● **Source code of charts**
════════════════
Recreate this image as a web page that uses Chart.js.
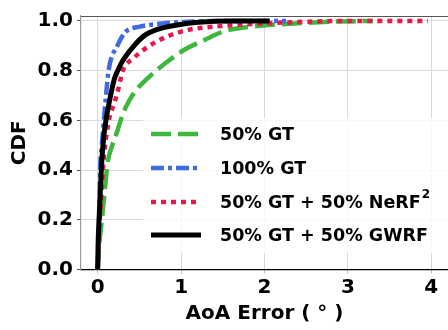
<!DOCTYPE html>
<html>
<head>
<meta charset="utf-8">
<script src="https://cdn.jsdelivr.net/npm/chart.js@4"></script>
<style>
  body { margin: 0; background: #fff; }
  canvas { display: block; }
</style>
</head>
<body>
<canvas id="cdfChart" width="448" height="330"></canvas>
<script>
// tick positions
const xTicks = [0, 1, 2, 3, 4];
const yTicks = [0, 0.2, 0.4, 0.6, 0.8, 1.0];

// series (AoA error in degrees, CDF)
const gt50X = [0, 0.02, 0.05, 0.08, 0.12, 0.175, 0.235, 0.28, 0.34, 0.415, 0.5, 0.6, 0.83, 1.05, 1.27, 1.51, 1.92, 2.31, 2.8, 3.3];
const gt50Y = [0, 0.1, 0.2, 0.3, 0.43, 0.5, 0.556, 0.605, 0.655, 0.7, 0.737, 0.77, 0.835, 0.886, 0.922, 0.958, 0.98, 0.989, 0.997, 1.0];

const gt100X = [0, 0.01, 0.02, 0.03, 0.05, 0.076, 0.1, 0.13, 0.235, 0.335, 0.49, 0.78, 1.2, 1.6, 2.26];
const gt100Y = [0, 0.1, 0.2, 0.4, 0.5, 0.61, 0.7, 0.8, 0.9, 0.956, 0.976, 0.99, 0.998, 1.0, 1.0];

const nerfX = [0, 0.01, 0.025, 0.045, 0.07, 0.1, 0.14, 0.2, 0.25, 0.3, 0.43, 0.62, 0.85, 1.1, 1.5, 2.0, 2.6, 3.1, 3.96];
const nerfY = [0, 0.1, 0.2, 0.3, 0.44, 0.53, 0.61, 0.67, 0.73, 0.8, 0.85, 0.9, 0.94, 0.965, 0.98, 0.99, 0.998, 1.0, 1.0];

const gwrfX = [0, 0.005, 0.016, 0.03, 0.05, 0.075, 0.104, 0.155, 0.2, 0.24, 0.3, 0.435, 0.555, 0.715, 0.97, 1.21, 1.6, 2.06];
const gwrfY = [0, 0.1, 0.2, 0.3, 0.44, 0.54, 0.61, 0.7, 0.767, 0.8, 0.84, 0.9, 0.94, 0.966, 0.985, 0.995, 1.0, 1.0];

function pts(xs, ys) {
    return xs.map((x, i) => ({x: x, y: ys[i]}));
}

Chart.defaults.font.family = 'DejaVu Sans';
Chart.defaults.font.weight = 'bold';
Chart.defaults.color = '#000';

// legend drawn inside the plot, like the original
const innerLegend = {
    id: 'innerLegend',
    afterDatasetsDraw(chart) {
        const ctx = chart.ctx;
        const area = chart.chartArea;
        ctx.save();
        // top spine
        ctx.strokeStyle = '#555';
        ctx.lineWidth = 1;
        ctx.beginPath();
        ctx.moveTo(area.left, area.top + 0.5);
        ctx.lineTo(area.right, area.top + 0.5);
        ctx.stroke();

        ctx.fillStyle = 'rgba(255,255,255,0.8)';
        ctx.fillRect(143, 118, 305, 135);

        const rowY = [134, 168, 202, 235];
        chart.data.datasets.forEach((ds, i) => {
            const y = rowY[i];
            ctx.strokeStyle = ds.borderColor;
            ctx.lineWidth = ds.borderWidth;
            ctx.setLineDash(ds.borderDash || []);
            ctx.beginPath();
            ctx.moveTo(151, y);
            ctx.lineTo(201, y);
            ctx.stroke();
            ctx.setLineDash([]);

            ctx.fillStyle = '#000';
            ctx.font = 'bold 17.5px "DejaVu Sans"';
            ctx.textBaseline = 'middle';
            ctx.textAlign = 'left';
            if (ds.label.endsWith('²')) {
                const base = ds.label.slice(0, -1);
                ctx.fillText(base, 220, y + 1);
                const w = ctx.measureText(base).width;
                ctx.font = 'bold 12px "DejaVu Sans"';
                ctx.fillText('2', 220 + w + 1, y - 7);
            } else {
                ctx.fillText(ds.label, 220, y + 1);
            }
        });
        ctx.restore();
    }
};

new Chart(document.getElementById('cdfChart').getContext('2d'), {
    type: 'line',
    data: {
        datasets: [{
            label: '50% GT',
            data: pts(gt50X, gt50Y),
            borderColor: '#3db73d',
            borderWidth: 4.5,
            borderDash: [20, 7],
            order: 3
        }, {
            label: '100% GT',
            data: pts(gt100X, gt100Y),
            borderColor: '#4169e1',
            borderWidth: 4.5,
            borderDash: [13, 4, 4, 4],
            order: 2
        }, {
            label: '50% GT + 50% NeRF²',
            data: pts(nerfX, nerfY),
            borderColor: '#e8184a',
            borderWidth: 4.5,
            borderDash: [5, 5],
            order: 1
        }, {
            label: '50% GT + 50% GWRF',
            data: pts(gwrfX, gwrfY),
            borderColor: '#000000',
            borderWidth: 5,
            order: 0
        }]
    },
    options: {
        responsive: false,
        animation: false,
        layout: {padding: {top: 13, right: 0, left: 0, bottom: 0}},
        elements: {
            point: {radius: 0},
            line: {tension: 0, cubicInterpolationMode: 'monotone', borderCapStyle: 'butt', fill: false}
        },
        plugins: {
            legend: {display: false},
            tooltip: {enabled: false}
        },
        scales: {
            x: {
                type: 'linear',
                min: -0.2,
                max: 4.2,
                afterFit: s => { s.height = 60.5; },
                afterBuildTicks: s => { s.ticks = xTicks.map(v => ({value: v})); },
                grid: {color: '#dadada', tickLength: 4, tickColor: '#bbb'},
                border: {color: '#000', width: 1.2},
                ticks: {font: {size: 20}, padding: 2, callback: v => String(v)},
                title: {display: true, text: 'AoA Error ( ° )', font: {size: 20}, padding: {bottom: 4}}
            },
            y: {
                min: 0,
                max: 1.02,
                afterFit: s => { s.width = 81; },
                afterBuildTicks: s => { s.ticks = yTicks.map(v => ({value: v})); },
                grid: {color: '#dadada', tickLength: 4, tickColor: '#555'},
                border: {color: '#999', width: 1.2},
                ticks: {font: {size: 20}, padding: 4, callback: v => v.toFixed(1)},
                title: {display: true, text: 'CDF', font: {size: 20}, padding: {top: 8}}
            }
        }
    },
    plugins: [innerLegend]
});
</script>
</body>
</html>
════════════════
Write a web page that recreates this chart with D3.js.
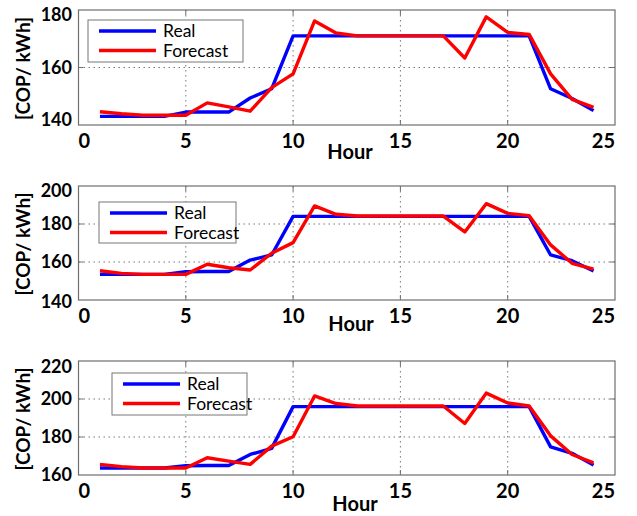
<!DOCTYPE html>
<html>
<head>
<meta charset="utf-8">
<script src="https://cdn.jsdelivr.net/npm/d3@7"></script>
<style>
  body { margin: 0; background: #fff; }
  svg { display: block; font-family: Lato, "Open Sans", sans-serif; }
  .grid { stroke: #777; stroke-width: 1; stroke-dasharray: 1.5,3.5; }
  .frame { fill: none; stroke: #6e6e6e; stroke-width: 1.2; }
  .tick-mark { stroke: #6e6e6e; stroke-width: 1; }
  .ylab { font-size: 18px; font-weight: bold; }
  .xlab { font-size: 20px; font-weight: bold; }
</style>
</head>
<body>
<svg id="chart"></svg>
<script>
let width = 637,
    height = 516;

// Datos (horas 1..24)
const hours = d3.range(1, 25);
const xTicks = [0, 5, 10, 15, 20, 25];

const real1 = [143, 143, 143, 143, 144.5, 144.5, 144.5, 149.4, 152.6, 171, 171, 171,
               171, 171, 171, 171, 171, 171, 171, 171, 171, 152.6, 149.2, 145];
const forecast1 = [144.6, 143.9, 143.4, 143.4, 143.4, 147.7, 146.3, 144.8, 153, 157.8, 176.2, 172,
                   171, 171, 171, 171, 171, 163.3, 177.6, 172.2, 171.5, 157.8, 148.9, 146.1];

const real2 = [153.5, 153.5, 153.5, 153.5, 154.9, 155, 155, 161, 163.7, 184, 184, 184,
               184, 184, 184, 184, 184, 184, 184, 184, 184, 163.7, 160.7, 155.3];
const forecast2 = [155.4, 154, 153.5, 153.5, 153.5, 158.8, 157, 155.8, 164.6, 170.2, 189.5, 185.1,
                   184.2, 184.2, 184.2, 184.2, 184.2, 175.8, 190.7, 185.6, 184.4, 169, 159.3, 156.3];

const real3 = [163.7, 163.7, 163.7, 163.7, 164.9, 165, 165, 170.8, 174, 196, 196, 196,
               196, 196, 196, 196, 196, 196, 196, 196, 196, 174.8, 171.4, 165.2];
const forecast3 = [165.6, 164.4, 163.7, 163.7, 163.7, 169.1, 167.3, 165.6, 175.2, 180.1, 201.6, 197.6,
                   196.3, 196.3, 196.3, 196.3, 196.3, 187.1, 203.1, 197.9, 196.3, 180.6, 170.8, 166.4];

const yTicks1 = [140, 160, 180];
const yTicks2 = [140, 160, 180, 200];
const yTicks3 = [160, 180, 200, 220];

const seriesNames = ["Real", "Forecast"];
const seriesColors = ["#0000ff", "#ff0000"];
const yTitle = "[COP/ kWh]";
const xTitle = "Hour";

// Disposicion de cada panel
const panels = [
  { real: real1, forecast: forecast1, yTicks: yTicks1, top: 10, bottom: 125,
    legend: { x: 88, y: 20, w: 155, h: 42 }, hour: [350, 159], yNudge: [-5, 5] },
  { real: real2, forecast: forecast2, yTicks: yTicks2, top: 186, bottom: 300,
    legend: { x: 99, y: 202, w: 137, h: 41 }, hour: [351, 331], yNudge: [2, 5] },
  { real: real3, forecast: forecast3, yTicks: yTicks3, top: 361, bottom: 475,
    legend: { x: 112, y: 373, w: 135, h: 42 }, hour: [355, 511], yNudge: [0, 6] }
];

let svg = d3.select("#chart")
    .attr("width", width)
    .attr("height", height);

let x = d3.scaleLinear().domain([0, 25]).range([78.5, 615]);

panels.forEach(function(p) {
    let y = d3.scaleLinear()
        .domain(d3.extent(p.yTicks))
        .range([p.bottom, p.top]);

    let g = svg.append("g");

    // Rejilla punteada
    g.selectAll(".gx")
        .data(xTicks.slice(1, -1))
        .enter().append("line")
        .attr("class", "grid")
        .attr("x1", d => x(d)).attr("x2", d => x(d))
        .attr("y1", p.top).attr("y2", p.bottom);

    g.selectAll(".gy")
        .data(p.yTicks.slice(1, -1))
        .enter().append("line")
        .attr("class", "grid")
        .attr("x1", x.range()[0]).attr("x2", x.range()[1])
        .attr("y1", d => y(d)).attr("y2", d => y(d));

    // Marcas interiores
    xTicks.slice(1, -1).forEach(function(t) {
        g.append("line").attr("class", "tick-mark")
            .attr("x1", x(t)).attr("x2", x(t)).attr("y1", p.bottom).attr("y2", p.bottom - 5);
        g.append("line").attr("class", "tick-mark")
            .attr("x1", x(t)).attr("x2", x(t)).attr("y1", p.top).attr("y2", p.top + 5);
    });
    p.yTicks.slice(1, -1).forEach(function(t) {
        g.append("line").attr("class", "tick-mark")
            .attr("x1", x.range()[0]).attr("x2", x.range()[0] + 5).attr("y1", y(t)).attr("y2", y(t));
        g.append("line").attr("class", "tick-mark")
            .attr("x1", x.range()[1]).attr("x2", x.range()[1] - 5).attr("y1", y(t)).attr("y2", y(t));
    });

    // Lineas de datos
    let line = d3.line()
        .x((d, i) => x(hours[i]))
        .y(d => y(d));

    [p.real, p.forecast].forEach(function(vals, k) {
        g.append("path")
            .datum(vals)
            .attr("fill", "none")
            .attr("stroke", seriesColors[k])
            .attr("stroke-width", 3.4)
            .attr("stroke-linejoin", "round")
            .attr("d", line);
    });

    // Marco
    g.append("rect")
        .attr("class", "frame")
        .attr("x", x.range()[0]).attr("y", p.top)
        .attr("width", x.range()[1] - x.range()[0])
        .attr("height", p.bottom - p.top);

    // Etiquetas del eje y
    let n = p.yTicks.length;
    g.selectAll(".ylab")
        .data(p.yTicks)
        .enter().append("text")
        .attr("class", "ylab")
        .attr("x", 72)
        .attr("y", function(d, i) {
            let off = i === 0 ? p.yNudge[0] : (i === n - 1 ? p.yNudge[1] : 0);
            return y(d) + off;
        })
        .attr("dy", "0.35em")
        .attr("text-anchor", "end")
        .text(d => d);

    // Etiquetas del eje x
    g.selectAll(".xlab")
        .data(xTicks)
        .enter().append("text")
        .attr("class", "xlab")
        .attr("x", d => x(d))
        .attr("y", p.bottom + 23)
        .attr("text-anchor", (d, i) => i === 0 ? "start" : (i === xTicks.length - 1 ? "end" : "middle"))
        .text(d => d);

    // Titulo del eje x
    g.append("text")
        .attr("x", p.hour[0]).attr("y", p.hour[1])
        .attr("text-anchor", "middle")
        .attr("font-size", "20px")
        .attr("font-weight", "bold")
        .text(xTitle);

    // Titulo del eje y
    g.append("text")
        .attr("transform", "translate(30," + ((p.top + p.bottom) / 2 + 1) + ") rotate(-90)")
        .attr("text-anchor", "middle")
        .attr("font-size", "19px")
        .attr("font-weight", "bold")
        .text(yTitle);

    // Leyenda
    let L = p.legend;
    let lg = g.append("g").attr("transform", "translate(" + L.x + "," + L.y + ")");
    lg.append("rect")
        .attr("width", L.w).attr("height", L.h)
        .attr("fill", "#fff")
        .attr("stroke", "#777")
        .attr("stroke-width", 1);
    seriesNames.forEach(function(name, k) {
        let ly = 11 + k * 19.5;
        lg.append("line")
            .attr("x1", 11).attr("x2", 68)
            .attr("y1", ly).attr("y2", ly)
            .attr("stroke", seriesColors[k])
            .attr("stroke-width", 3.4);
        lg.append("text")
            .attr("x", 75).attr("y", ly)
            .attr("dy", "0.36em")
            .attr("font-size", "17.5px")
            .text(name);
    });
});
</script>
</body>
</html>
════════════════
● **YOUR TASK**
Everything above from the line with "Recreate this image" through the line with "0.98, 0.99, 0.998, 1.0, 1.0];" should be retyped exactly, and nothing else; omit pictures.

● **THE RESULT**
Recreate this image as a web page that uses Chart.js.
<!DOCTYPE html>
<html>
<head>
<meta charset="utf-8">
<script src="https://cdn.jsdelivr.net/npm/chart.js@4"></script>
<style>
  body { margin: 0; background: #fff; }
  canvas { display: block; }
</style>
</head>
<body>
<canvas id="cdfChart" width="448" height="330"></canvas>
<script>
// tick positions
const xTicks = [0, 1, 2, 3, 4];
const yTicks = [0, 0.2, 0.4, 0.6, 0.8, 1.0];

// series (AoA error in degrees, CDF)
const gt50X = [0, 0.02, 0.05, 0.08, 0.12, 0.175, 0.235, 0.28, 0.34, 0.415, 0.5, 0.6, 0.83, 1.05, 1.27, 1.51, 1.92, 2.31, 2.8, 3.3];
const gt50Y = [0, 0.1, 0.2, 0.3, 0.43, 0.5, 0.556, 0.605, 0.655, 0.7, 0.737, 0.77, 0.835, 0.886, 0.922, 0.958, 0.98, 0.989, 0.997, 1.0];

const gt100X = [0, 0.01, 0.02, 0.03, 0.05, 0.076, 0.1, 0.13, 0.235, 0.335, 0.49, 0.78, 1.2, 1.6, 2.26];
const gt100Y = [0, 0.1, 0.2, 0.4, 0.5, 0.61, 0.7, 0.8, 0.9, 0.956, 0.976, 0.99, 0.998, 1.0, 1.0];

const nerfX = [0, 0.01, 0.025, 0.045, 0.07, 0.1, 0.14, 0.2, 0.25, 0.3, 0.43, 0.62, 0.85, 1.1, 1.5, 2.0, 2.6, 3.1, 3.96];
const nerfY = [0, 0.1, 0.2, 0.3, 0.44, 0.53, 0.61, 0.67, 0.73, 0.8, 0.85, 0.9, 0.94, 0.965, 0.98, 0.99, 0.998, 1.0, 1.0];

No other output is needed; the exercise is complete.